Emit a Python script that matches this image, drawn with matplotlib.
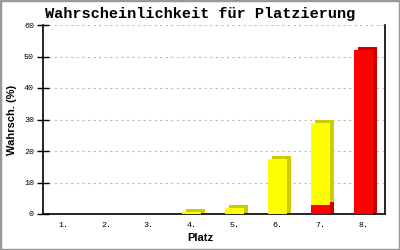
# Wahrscheinlichkeit fuer Platzierung - stacked bars with fake 3D shading
import numpy as np
import matplotlib
matplotlib.use('Agg')
import matplotlib.pyplot as plt
import matplotlib.transforms as mtransforms
from matplotlib.patches import Rectangle

places = ['1.', '2.', '3.', '4.', '5.', '6.', '7.', '8.']
red_vals = [0, 0, 0, 0, 0, 0, 2.7, 52.0]
yellow_vals = [0, 0, 0, 0.5, 2.0, 17.5, 26.3, 0]
yticks = [0, 10, 20, 30, 40, 50, 60]

red = '#ff0000'
red_dark = '#cc0000'
yellow = '#ffff00'
yellow_dark = '#cccc00'

fig = plt.figure(figsize=(4, 2.5), dpi=100)
fig.patch.set_facecolor('white')
ax = fig.add_axes([0.1075, 0.144, 0.855, 0.756])

x = np.arange(1, len(places) + 1)
red_arr = np.array(red_vals)
yel_arr = np.array(yellow_vals)
w = 0.45

# shaded copies shifted right/up a few pixels
shade = mtransforms.offset_copy(ax.transData, fig=fig, x=4, y=3, units='dots')
r_bottom = np.where(red_arr > 0, -3, 0)
y_bottom = np.where(red_arr > 0, red_arr, -3)
ax.bar(x, np.where(red_arr > 0, red_arr + 3, 0), w, bottom=r_bottom,
       color=red_dark, transform=shade, zorder=2, linewidth=0)
ax.bar(x, np.where(yel_arr > 0, yel_arr + red_arr - y_bottom, 0), w, bottom=y_bottom,
       color=yellow_dark, transform=shade, zorder=2, linewidth=0)

# front faces
ax.bar(x, red_arr, w, color=red, zorder=3, linewidth=0)
ax.bar(x, yel_arr, w, bottom=red_arr, color=yellow, zorder=3, linewidth=0)

ax.set_xlim(0.53, 8.51)
ax.set_ylim(0, 60)
ax.set_xticks(x)
ax.set_xticklabels(places, family='Liberation Mono', fontsize=6)
ax.set_yticks(yticks)
ax.set_yticklabels([str(v) for v in yticks], family='Liberation Mono', fontsize=6)
ax.tick_params(axis='x', length=0, pad=6)
ax.tick_params(axis='y', direction='inout', length=9, width=1, pad=2)

ax.yaxis.grid(True, linestyle=(0, (2, 3)), color='#bbbbbb', linewidth=0.8, zorder=0)
ax.set_axisbelow(True)
ax.spines['top'].set_visible(False)
for s in ['left', 'right', 'bottom']:
    ax.spines[s].set_linewidth(1.2)
    ax.spines[s].set_color('black')

fig.text(0.5, 0.944, 'Wahrscheinlichkeit für Platzierung', ha='center', va='center',
         family='Liberation Mono', fontsize=11, fontweight='bold')
fig.text(0.5, 0.048, 'Platz', ha='center', va='center',
         family='Liberation Sans', fontsize=8, fontweight='bold')
fig.text(0.03, 0.52, 'Wahrsch. (%)', ha='center', va='center', rotation=90,
         family='Liberation Sans', fontsize=8, fontweight='bold')

# grey border round the picture
fig.patches.append(Rectangle((0, 0), 1, 1, transform=fig.transFigure, fill=False,
                             edgecolor='#999999', linewidth=2.5))

fig.savefig('out.png', dpi=100)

____

Print, exactly as written, the lines above from the first one to the one containing "from matplotlib.patches import Rectangle". Leave out pictures.

Emit a Python script that matches this image, drawn with matplotlib.
# Wahrscheinlichkeit fuer Platzierung - stacked bars with fake 3D shading
import numpy as np
import matplotlib
matplotlib.use('Agg')
import matplotlib.pyplot as plt
import matplotlib.transforms as mtransforms
from matplotlib.patches import Rectangle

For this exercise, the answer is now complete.